De forma mais clara, quando somos inseridos em situações de suposto poder sobre os outros, nos esquecemos de nossos princípios e nos tornamos capazes de tomar atitudes que consideramos terríveis. O controle sobre alguém nos encaminha a despersonalizar esta pessoa e esquecer de seus sentimentos, de modo que somos maldosos de forma quase que inconsciente. O que significa que todos temos dois lados dentro de nós mesmos, que são despertados nas mais diversas situações. Então, dizer "eu sou a vítima e nunca faria nada parecido" é hipócrita, pois tendo o mesmo poder em suas mãos, você muito provavelmente também seria um porquê. Na verdade, já foi, só não se deu conta disso ainda.

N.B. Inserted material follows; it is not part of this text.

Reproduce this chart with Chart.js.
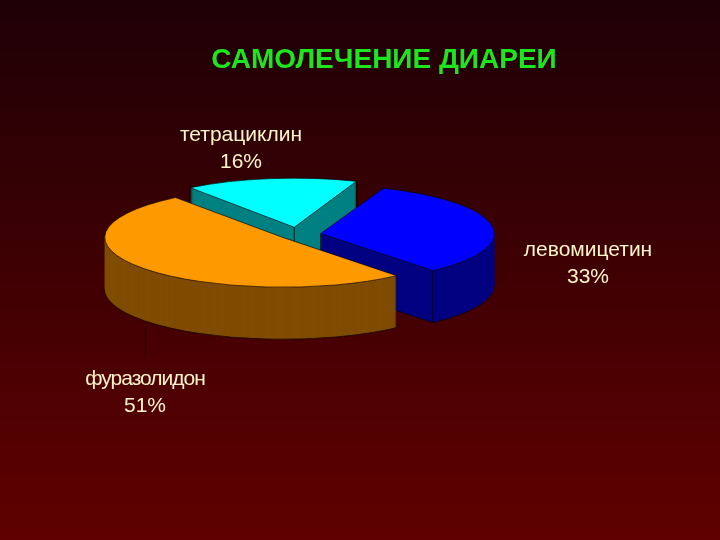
<!DOCTYPE html>
<html>
<head>
<meta charset="utf-8">
<title>Самолечение диареи</title>
<script src="https://cdn.jsdelivr.net/npm/chart.js@4"></script>
<style>
    html, body {
        margin: 0;
        width: 720px;
        height: 540px;
        overflow: hidden;
        background: linear-gradient(#1e0006, #600000);
    }
    canvas { display: block; }
</style>
</head>
<body>
<canvas id="grafico" width="720" height="540"></canvas>
<script>
const titulo = "САМОЛЕЧЕНИЕ ДИАРЕИ";
const categorias = ["левомицетин", "фуразолидон", "тетрациклин"];
const valores = [33, 51, 16];

const coresTopo = ["#0000ff", "#ff9900", "#00ffff"];
const coresLado = ["#000080", "#7f4c00", "#008080"];
const explosao = [120, 32, 140];
const ordemDesenho = [2, 0, 1];

// a perspectiva do original empurra cada fatia um pouco
const desvioX = [1, -1, 9];
const desvioY = [-2, -1, 0];

const posRotulos = [[588, 256], [145, 385], [241, 141]];
const espacoLetras = ["0px", "-1px", "0px"];

const centroX = 290;
const centroY = 237;
const achatar = 0.28;
const altura = 52;

function desenharFatia(ctx, arco, dx, dy) {

    ctx.save();
    ctx.translate(centroX + dx, centroY + dy);
    ctx.scale(1, achatar);
    ctx.translate(-arco.x, -arco.y);
    arco.draw(ctx);
    ctx.restore();
}

function comOpcoes(arco, extra, fn) {

    const antigas = arco.options;

    arco.options = Object.assign({}, antigas, extra);
    fn();
    arco.options = antigas;
}

function arestas(ctx, arco, off, dx, dy) {

    const meio = (arco.startAngle + arco.endAngle) / 2;
    const circ = arco.endAngle - arco.startAngle;
    const d = off / 4;
    const r = arco.outerRadius + d * (1 - Math.sin(Math.min(Math.PI, circ)));
    const ax = Math.cos(meio) * d;
    const ay = Math.sin(meio) * d;

    const pontos = [
        [ax + Math.cos(arco.startAngle) * r, ay + Math.sin(arco.startAngle) * r],
        [ax + Math.cos(arco.endAngle) * r, ay + Math.sin(arco.endAngle) * r]
    ];

    if (circ < Math.PI) {

        pontos.push([ax, ay]);
    }

    ctx.strokeStyle = "rgba(0,0,0,0.75)";
    ctx.lineWidth = 1;

    pontos.forEach(p => {

        const x = centroX + dx + p[0];
        const y = centroY + dy + p[1] * achatar;

        ctx.beginPath();
        ctx.moveTo(x, y);
        ctx.lineTo(x, y + altura);
        ctx.stroke();
    });
}

const pizza3d = {

    id: "pizza3d",

    beforeDatasetsDraw(chart) {

        const ctx = chart.ctx;
        const arcos = chart.getDatasetMeta(0).data;

        ordemDesenho.forEach(i => {

            const arco = arcos[i];
            const dx = desvioX[i];
            const dy = desvioY[i];

            comOpcoes(arco, {
                backgroundColor: coresLado[i],
                borderColor: "#000000",
                borderWidth: 1
            }, () => desenharFatia(ctx, arco, dx, dy + altura));

            comOpcoes(arco, {
                backgroundColor: coresLado[i],
                borderWidth: 0
            }, () => {

                for (let h = altura - 1; h > 0; h--) {

                    desenharFatia(ctx, arco, dx, dy + h);
                }
            });

            arestas(ctx, arco, explosao[i], dx, dy);

            comOpcoes(arco, {
                backgroundColor: coresTopo[i],
                borderColor: "#000000",
                borderWidth: 1
            }, () => desenharFatia(ctx, arco, dx, dy));
        });

        // linha do rótulo de baixo
        ctx.strokeStyle = "rgba(0,0,0,0.8)";
        ctx.lineWidth = 1;
        ctx.beginPath();
        ctx.moveTo(145.5, 322);
        ctx.lineTo(145.5, 358);
        ctx.stroke();

        return false;
    },

    afterDraw(chart) {

        const ctx = chart.ctx;

        ctx.save();
        ctx.textAlign = "center";
        ctx.textBaseline = "alphabetic";

        ctx.fillStyle = "#1ee61e";
        ctx.font = "bold 28px 'Liberation Sans'";
        ctx.fillText(titulo, 384, 68);

        ctx.fillStyle = "#fff4c8";
        ctx.font = "21px 'Liberation Sans'";

        categorias.forEach((nome, i) => {

            const p = posRotulos[i];

            ctx.letterSpacing = espacoLetras[i];
            ctx.fillText(nome, p[0], p[1]);
            ctx.letterSpacing = "0px";
            ctx.fillText(valores[i] + "%", p[0], p[1] + 27);
        });

        ctx.restore();
    }
};

new Chart(document.getElementById("grafico"), {

    type: "pie",

    data: {

        labels: categorias,

        datasets: [{

            data: valores,

            backgroundColor: coresTopo,

            borderWidth: 0,

            offset: explosao
        }]
    },

    options: {

        responsive: false,

        animation: false,

        rotation: 21,

        radius: 170,

        plugins: {

            legend: {
                display: false
            },

            tooltip: {
                enabled: false
            }
        }
    },

    plugins: [pizza3d]
});
</script>
</body>
</html>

Todavia, nem todos os estudos do mundo justificam a maldade humana consciente e voluntária. Precisamos nos dispor a entender que essas coisas acontecem e são uma droga, então, a partir deste entendimento, nos dedicar a melhorar e evitar que se repitam todos os dias de nossas vidas. Afinal, quando você sofre algum mal e decide não fazer o mesmo com outra pessoa, você interrompe o ciclo de maldades desumano (que gira esse mundo todo e em algum momento retorna a você mesmo) e sua vida se torna um exemplo para as pessoas, que também decidem interromper o ciclo. E assim, esperançosamente, apesar de sermos todos porquês que conhecem outros porquês, o mundo pode vir a se tornar um lugar melhor.
Fonte: O efeito Lúcifer: como pessoas boas se tornam más, Philip Zimbardo.